Requirement: Only the pictures are to be left out; set down the rest of the records exactly.

# # # #

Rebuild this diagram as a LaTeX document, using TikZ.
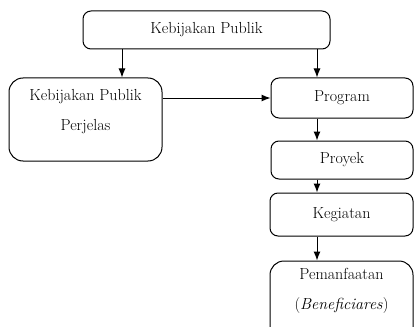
\documentclass[tikz,border=0pt]{standalone}
\usetikzlibrary{arrows.meta}

\tikzset{
  box/.style={draw, line width=1pt, rounded corners=8pt, inner sep=0pt},
  arr/.style={line width=1pt, -{Latex[length=9pt,width=7pt]}},
  every node/.style={font=\fontsize{16}{30}\selectfont},
  every label/.style={font=\fontsize{16}{30}\selectfont}
}

\begin{document}
\begin{tikzpicture}[x=1pt,y=-1pt]
    \clip (0,0) rectangle (414,326);
    \node[box, minimum width=247pt, minimum height=38pt] (top) at (206.5,30) {Kebijakan Publik};
    \node[box, rounded corners=14pt, minimum width=153pt, minimum height=83pt,
          label={[align=center, yshift=7.5pt]center:Kebijakan Publik\\Perjelas}] (lft) at (85.5,119.5) {};
    \node[box, minimum width=142pt, minimum height=40pt] (prog) at (342,98) {Program};
    \node[box, minimum width=142pt, minimum height=38pt] (proy) at (342,160) {Proyek};
    \node[box, minimum width=143pt, minimum height=43pt] (keg) at (341.5,214.5) {Kegiatan};
    \node[box, rounded corners=14pt, minimum width=143pt, minimum height=90pt,
          label={[align=center, anchor=north, yshift=-4pt]north:Pemanfaatan\\(\textit{Beneficiares})}] (pem) at (341.5,306) {};
    \coordinate (lx) at (122,0);
    \coordinate (rx) at (317,0);
\draw[arr] (top.south -| lx) -- (lft.north -| lx);
\draw[arr] (top.south -| rx) -- (prog.north -| rx);
\draw[arr] (lft.east |- prog.west) -- (prog.west);
\draw[arr] (prog.south -| rx) -- (proy.north -| rx);
\draw[arr] (proy.south -| rx) -- (keg.north -| rx);
\draw[arr] (keg.south -| rx) -- (pem.north -| rx);
\end{tikzpicture}
\end{document}
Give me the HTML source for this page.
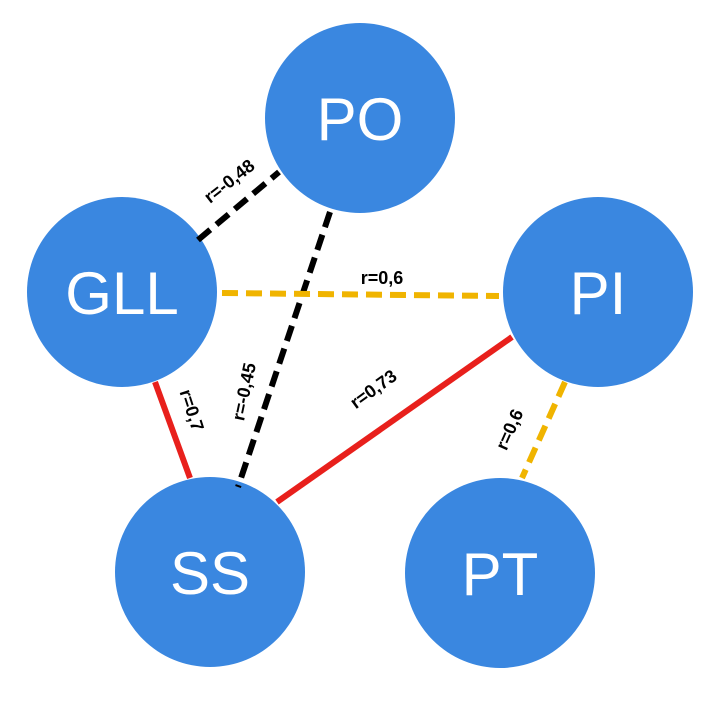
<!DOCTYPE html>
<html><head><style>body{margin:0;background:#fff}</style></head><body>
<svg width="719" height="707" viewBox="0 0 719 707" xmlns="http://www.w3.org/2000/svg">
<g fill="#3a87e0">
<circle cx="360" cy="118" r="95"/>
<circle cx="122" cy="292" r="95"/>
<circle cx="598" cy="292" r="95"/>
<circle cx="210" cy="572" r="95"/>
<circle cx="500" cy="573" r="95"/>
</g>
<g stroke-width="6" fill="none">
<line x1="198" y1="240" x2="279" y2="172" stroke="#000" stroke-dasharray="16,8"/>
<line x1="330" y1="212" x2="238" y2="487" stroke="#000" stroke-dasharray="16,8"/>
<line x1="222" y1="293" x2="499" y2="296" stroke="#f0b400" stroke-dasharray="16,8"/>
<line x1="155" y1="382" x2="190" y2="478" stroke="#e8201c"/>
<line x1="512" y1="337" x2="277" y2="502" stroke="#e8201c"/>
<line x1="565" y1="382" x2="522" y2="478" stroke="#f0b400" stroke-dasharray="16,8"/>
</g>
<g font-family="Liberation Sans, sans-serif" font-weight="bold" font-size="18" fill="#000" text-anchor="middle">
<text transform="translate(233,186) rotate(-38)">r=-0,48</text>
<text x="382" y="284">r=0,6</text>
<text transform="translate(186,412) rotate(72)">r=0,7</text>
<text transform="translate(250,393) rotate(-78)">r=-0,45</text>
<text transform="translate(377,394) rotate(-36)">r=0,73</text>
<text transform="translate(515,432) rotate(-66)">r=0,6</text>
</g>
<g font-family="Liberation Sans, sans-serif" font-size="60" fill="#fff" text-anchor="middle">
<text x="360" y="140">PO</text>
<text x="122" y="314">GLL</text>
<text x="598" y="314">PI</text>
<text x="210" y="594">SS</text>
<text x="500" y="595">PT</text>
</g>
</svg>
</body></html>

# # # #

Complete response:
Rebuild this diagram as a LaTeX document, using TikZ.
\documentclass[tikz,border=0pt]{standalone}
\usetikzlibrary{arrows.meta}

\tikzset{
  box/.style={draw, line width=1pt, rounded corners=8pt, inner sep=0pt},
  arr/.style={line width=1pt, -{Latex[length=9pt,width=7pt]}},
  every node/.style={font=\fontsize{16}{30}\selectfont},
  every label/.style={font=\fontsize{16}{30}\selectfont}
}

\begin{document}
\begin{tikzpicture}[x=1pt,y=-1pt]
    \clip (0,0) rectangle (414,326);
    \node[box, minimum width=247pt, minimum height=38pt] (top) at (206.5,30) {Kebijakan Publik};
    \node[box, rounded corners=14pt, minimum width=153pt, minimum height=83pt,
          label={[align=center, yshift=7.5pt]center:Kebijakan Publik\\Perjelas}] (lft) at (85.5,119.5) {};
    \node[box, minimum width=142pt, minimum height=40pt] (prog) at (342,98) {Program};
    \node[box, minimum width=142pt, minimum height=38pt] (proy) at (342,160) {Proyek};
    \node[box, minimum width=143pt, minimum height=43pt] (keg) at (341.5,214.5) {Kegiatan};
    \node[box, rounded corners=14pt, minimum width=143pt, minimum height=90pt,
          label={[align=center, anchor=north, yshift=-4pt]north:Pemanfaatan\\(\textit{Beneficiares})}] (pem) at (341.5,306) {};
    \coordinate (lx) at (122,0);
    \coordinate (rx) at (317,0);
\draw[arr] (top.south -| lx) -- (lft.north -| lx);
\draw[arr] (top.south -| rx) -- (prog.north -| rx);
\draw[arr] (lft.east |- prog.west) -- (prog.west);
\draw[arr] (prog.south -| rx) -- (proy.north -| rx);
\draw[arr] (proy.south -| rx) -- (keg.north -| rx);
\draw[arr] (keg.south -| rx) -- (pem.north -| rx);
\end{tikzpicture}
\end{document}
Give me the HTML source for this page.
<!DOCTYPE html>
<html><head><style>body{margin:0;background:#fff}</style></head><body>
<svg width="719" height="707" viewBox="0 0 719 707" xmlns="http://www.w3.org/2000/svg">
<g fill="#3a87e0">
<circle cx="360" cy="118" r="95"/>
<circle cx="122" cy="292" r="95"/>
<circle cx="598" cy="292" r="95"/>
<circle cx="210" cy="572" r="95"/>
<circle cx="500" cy="573" r="95"/>
</g>
<g stroke-width="6" fill="none">
<line x1="198" y1="240" x2="279" y2="172" stroke="#000" stroke-dasharray="16,8"/>
<line x1="330" y1="212" x2="238" y2="487" stroke="#000" stroke-dasharray="16,8"/>
<line x1="222" y1="293" x2="499" y2="296" stroke="#f0b400" stroke-dasharray="16,8"/>
<line x1="155" y1="382" x2="190" y2="478" stroke="#e8201c"/>
<line x1="512" y1="337" x2="277" y2="502" stroke="#e8201c"/>
<line x1="565" y1="382" x2="522" y2="478" stroke="#f0b400" stroke-dasharray="16,8"/>
</g>
<g font-family="Liberation Sans, sans-serif" font-weight="bold" font-size="18" fill="#000" text-anchor="middle">
<text transform="translate(233,186) rotate(-38)">r=-0,48</text>
<text x="382" y="284">r=0,6</text>
<text transform="translate(186,412) rotate(72)">r=0,7</text>
<text transform="translate(250,393) rotate(-78)">r=-0,45</text>
<text transform="translate(377,394) rotate(-36)">r=0,73</text>
<text transform="translate(515,432) rotate(-66)">r=0,6</text>
</g>
<g font-family="Liberation Sans, sans-serif" font-size="60" fill="#fff" text-anchor="middle">
<text x="360" y="140">PO</text>
<text x="122" y="314">GLL</text>
<text x="598" y="314">PI</text>
<text x="210" y="594">SS</text>
<text x="500" y="595">PT</text>
</g>
</svg>
</body></html>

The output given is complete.